> **Job**
Nothing beyond the line containing "const p1Circles = [[0.97, 1.83], [0.95, 0.03]];" is to be printed; print exactly each line from the start of the records below through that line, leaving out pictures.

> **Recorded information**
----

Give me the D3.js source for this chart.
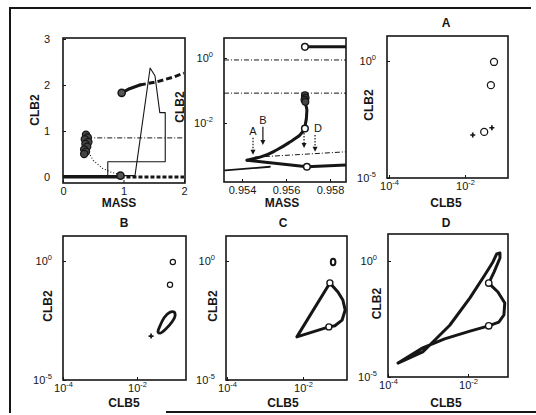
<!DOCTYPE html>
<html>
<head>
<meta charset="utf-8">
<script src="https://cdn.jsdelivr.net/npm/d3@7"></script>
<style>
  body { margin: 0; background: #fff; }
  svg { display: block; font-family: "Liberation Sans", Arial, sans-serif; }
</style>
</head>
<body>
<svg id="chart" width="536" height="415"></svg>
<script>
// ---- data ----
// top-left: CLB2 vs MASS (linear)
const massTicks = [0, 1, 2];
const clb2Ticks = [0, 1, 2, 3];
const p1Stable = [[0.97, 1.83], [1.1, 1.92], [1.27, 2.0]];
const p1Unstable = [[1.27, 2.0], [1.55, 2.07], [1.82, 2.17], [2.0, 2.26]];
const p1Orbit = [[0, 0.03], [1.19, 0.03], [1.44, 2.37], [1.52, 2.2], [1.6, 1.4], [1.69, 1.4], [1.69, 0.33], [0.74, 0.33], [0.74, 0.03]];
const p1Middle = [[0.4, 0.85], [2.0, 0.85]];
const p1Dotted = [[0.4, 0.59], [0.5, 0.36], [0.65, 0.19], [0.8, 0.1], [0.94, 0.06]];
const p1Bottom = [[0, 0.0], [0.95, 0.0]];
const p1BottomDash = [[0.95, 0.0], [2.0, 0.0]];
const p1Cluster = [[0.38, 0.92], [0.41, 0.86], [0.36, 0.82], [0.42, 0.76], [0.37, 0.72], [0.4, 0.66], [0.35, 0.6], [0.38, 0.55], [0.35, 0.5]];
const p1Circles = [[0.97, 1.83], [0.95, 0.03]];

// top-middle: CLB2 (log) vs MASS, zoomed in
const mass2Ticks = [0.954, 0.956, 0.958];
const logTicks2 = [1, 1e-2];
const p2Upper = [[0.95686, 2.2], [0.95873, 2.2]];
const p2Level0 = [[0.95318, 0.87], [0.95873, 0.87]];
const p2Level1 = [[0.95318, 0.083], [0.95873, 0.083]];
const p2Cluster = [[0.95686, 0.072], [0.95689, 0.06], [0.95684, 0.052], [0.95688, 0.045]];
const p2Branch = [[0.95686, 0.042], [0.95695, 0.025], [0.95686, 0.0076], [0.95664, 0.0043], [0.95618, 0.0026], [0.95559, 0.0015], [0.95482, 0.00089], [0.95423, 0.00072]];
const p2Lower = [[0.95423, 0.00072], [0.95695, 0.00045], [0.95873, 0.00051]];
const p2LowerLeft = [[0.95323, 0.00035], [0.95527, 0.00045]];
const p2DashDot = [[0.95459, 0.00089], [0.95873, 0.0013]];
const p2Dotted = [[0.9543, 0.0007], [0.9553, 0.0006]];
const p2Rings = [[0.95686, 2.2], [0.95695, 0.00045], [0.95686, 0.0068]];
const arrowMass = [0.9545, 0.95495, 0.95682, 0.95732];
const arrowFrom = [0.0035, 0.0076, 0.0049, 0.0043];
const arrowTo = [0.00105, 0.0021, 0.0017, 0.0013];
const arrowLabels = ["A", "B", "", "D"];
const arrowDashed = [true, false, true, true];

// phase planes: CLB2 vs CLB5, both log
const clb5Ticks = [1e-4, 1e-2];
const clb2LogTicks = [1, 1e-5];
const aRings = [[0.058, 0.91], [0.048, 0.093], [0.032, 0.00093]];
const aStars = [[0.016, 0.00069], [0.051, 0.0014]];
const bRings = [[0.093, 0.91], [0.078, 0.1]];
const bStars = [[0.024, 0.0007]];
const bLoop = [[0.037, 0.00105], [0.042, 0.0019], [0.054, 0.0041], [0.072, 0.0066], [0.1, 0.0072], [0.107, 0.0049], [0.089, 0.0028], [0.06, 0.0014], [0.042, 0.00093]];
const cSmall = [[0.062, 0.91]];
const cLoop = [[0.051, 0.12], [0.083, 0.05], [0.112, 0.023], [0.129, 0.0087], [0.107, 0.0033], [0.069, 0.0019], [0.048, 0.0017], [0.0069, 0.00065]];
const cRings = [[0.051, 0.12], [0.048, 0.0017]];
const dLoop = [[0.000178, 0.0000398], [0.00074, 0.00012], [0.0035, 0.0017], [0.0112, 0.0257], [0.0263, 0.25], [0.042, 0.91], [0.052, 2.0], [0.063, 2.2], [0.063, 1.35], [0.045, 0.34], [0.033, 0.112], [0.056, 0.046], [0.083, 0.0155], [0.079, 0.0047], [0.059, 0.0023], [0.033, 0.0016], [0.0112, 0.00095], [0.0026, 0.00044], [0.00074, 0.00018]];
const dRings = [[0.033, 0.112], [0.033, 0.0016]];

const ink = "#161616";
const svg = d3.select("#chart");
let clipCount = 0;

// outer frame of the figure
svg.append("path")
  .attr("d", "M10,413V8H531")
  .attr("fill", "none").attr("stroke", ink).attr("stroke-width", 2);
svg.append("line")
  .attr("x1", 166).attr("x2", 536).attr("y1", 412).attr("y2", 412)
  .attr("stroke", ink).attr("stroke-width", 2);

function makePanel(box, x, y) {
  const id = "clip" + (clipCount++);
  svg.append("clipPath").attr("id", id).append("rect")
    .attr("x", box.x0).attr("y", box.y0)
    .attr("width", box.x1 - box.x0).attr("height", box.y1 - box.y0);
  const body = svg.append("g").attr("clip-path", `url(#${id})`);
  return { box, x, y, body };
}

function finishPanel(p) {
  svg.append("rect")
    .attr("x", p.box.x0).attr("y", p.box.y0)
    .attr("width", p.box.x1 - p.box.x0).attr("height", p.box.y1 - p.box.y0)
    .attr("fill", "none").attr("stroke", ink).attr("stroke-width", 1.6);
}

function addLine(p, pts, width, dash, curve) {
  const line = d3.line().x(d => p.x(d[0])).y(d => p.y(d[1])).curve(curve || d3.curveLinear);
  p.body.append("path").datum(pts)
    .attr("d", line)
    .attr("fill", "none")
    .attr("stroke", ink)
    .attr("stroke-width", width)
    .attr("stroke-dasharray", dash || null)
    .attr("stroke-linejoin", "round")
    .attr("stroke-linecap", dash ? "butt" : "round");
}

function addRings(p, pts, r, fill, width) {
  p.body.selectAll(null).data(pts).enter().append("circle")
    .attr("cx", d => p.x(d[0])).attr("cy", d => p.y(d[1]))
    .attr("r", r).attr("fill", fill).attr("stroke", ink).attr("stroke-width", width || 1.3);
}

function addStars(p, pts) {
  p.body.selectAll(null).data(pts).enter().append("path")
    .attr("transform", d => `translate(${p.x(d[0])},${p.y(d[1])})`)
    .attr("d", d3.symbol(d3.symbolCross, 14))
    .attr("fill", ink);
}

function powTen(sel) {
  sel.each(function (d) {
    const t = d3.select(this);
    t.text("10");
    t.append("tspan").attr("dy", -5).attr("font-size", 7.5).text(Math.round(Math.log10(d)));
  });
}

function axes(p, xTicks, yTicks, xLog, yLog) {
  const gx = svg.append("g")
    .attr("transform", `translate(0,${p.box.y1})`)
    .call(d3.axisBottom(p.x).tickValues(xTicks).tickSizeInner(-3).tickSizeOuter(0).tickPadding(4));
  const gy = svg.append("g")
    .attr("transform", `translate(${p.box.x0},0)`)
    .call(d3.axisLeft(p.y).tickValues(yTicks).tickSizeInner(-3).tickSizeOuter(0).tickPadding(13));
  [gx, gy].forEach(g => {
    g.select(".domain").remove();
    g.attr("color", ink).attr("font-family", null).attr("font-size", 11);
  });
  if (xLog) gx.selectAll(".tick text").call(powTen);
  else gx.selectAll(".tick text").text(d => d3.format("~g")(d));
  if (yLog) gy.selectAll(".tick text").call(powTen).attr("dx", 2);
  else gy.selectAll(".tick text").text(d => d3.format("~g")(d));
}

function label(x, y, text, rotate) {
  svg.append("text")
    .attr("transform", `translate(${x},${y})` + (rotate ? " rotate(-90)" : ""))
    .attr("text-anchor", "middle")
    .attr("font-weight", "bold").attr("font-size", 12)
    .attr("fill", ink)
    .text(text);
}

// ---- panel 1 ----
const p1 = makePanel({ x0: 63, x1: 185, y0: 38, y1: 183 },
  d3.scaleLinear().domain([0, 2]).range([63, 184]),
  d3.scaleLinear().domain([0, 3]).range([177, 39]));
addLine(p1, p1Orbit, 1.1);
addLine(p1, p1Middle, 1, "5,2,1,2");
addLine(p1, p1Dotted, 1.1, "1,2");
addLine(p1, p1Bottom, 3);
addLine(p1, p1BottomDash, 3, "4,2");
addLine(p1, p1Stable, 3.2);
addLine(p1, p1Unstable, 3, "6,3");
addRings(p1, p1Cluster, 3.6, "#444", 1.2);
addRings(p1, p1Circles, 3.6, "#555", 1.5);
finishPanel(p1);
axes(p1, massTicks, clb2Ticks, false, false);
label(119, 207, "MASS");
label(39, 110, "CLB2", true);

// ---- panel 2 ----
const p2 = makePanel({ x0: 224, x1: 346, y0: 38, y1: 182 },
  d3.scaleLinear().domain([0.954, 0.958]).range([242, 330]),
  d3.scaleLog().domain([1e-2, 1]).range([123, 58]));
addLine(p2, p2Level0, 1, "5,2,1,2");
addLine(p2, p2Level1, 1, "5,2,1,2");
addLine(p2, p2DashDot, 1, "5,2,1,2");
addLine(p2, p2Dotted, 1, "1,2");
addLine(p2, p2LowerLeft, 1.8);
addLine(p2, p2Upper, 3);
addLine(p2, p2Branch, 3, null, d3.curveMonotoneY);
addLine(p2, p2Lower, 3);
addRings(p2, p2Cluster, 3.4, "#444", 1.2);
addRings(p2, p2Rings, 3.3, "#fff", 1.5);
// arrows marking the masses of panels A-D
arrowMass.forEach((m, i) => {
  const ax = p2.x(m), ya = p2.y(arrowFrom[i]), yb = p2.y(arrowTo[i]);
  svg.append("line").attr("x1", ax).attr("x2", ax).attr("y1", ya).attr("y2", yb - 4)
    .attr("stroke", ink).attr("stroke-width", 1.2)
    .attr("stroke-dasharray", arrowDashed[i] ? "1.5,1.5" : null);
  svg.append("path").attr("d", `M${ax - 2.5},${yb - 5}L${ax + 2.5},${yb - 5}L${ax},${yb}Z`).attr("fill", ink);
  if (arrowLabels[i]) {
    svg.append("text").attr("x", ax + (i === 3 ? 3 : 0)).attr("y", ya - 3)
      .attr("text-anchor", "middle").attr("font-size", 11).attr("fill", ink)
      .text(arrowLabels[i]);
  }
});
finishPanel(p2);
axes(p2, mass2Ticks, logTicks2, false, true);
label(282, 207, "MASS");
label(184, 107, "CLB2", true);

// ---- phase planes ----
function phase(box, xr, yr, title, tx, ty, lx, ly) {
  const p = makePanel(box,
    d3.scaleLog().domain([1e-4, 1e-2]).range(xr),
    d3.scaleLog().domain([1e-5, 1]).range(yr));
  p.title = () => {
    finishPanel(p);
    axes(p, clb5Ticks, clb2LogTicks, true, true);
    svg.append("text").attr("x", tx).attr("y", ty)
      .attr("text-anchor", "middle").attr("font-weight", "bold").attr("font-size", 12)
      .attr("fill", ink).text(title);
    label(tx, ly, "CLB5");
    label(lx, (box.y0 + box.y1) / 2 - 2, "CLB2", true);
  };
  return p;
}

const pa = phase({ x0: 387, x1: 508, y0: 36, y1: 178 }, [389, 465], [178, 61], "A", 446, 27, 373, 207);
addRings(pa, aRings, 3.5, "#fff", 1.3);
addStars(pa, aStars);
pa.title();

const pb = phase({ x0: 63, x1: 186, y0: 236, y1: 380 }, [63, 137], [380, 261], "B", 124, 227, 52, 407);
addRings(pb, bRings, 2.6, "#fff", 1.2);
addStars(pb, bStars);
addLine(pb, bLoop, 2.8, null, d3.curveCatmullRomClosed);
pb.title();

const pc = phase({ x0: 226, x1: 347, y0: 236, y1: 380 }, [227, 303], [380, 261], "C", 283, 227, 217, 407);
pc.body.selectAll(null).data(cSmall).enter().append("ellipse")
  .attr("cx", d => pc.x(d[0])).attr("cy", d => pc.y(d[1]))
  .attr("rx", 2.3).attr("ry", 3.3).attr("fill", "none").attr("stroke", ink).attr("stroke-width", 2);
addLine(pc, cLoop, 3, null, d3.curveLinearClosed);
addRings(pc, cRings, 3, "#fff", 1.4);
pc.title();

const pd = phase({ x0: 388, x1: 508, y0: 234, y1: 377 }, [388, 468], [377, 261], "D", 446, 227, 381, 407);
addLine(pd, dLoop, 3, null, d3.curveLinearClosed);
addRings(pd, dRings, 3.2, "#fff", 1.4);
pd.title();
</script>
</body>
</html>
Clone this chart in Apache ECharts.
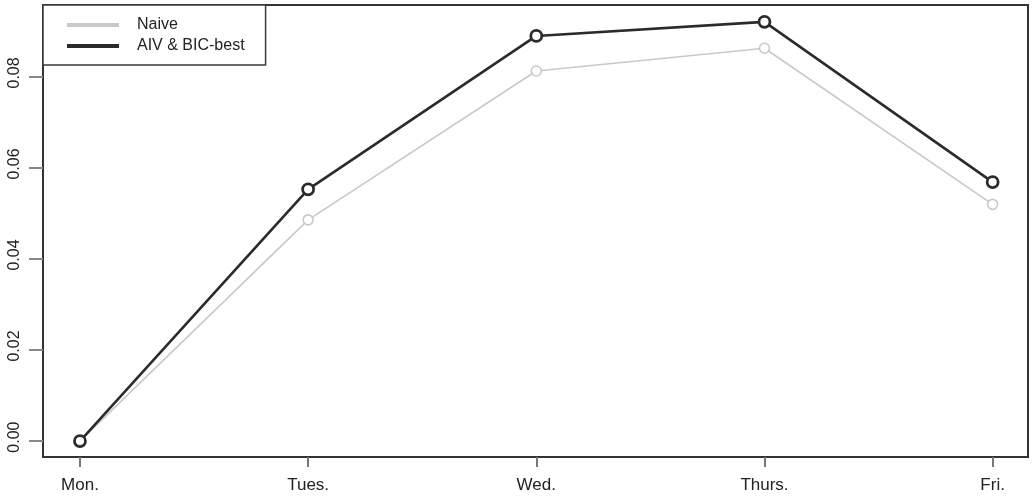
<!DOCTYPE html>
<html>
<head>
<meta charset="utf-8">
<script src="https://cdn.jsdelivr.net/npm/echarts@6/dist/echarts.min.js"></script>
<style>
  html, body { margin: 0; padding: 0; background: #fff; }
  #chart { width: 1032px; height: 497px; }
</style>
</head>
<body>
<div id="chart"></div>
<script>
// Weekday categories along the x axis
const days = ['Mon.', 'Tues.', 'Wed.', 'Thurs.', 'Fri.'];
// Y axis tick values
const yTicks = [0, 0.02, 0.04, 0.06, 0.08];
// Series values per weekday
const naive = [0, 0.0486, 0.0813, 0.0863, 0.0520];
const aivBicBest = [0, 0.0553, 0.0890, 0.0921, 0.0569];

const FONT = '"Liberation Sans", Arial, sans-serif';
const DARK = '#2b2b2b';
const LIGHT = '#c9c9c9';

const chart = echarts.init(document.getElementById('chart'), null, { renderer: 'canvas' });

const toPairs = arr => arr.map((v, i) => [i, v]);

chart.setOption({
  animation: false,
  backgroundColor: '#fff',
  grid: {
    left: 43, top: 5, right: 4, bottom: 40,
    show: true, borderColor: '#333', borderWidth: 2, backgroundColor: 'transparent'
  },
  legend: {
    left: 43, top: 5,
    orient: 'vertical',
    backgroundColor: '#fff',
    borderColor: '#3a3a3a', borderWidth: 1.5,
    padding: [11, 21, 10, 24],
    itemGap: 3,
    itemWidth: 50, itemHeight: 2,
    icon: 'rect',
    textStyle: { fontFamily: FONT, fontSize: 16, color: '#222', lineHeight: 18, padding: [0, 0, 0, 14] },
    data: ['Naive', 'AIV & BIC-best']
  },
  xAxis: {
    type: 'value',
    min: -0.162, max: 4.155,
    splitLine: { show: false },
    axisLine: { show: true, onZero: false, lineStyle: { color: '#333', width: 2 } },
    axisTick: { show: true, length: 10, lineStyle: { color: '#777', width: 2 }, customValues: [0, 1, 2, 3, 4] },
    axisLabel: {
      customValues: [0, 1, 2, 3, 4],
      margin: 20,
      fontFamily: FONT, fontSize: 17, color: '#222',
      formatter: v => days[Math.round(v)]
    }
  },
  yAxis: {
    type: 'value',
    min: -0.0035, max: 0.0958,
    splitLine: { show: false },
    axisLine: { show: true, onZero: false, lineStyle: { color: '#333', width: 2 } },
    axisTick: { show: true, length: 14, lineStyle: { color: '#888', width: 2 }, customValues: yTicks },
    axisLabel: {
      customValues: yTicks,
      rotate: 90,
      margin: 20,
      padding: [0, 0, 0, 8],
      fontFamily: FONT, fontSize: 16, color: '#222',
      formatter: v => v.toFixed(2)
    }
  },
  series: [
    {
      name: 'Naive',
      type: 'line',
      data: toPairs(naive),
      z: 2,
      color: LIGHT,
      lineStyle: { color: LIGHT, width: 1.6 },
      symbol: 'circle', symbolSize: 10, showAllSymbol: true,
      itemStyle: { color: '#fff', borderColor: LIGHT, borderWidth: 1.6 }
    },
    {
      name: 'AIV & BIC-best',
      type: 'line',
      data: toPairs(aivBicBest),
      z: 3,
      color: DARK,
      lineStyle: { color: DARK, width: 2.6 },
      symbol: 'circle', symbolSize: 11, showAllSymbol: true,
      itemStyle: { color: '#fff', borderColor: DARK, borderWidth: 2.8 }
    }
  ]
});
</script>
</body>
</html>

----

> **Full output**
Give me the D3.js source for this chart.
<!DOCTYPE html>
<html>
<head>
<meta charset="utf-8">
<script src="https://cdn.jsdelivr.net/npm/d3@7"></script>
<style>
  body { margin: 0; background: #fff; }
  svg { display: block; font-family: "Liberation Sans", Arial, sans-serif; }
</style>
</head>
<body>
<svg id="chart" width="536" height="415"></svg>
<script>
// ---- data ----
// top-left: CLB2 vs MASS (linear)
const massTicks = [0, 1, 2];
const clb2Ticks = [0, 1, 2, 3];
const p1Stable = [[0.97, 1.83], [1.1, 1.92], [1.27, 2.0]];
const p1Unstable = [[1.27, 2.0], [1.55, 2.07], [1.82, 2.17], [2.0, 2.26]];
const p1Orbit = [[0, 0.03], [1.19, 0.03], [1.44, 2.37], [1.52, 2.2], [1.6, 1.4], [1.69, 1.4], [1.69, 0.33], [0.74, 0.33], [0.74, 0.03]];
const p1Middle = [[0.4, 0.85], [2.0, 0.85]];
const p1Dotted = [[0.4, 0.59], [0.5, 0.36], [0.65, 0.19], [0.8, 0.1], [0.94, 0.06]];
const p1Bottom = [[0, 0.0], [0.95, 0.0]];
const p1BottomDash = [[0.95, 0.0], [2.0, 0.0]];
const p1Cluster = [[0.38, 0.92], [0.41, 0.86], [0.36, 0.82], [0.42, 0.76], [0.37, 0.72], [0.4, 0.66], [0.35, 0.6], [0.38, 0.55], [0.35, 0.5]];
const p1Circles = [[0.97, 1.83], [0.95, 0.03]];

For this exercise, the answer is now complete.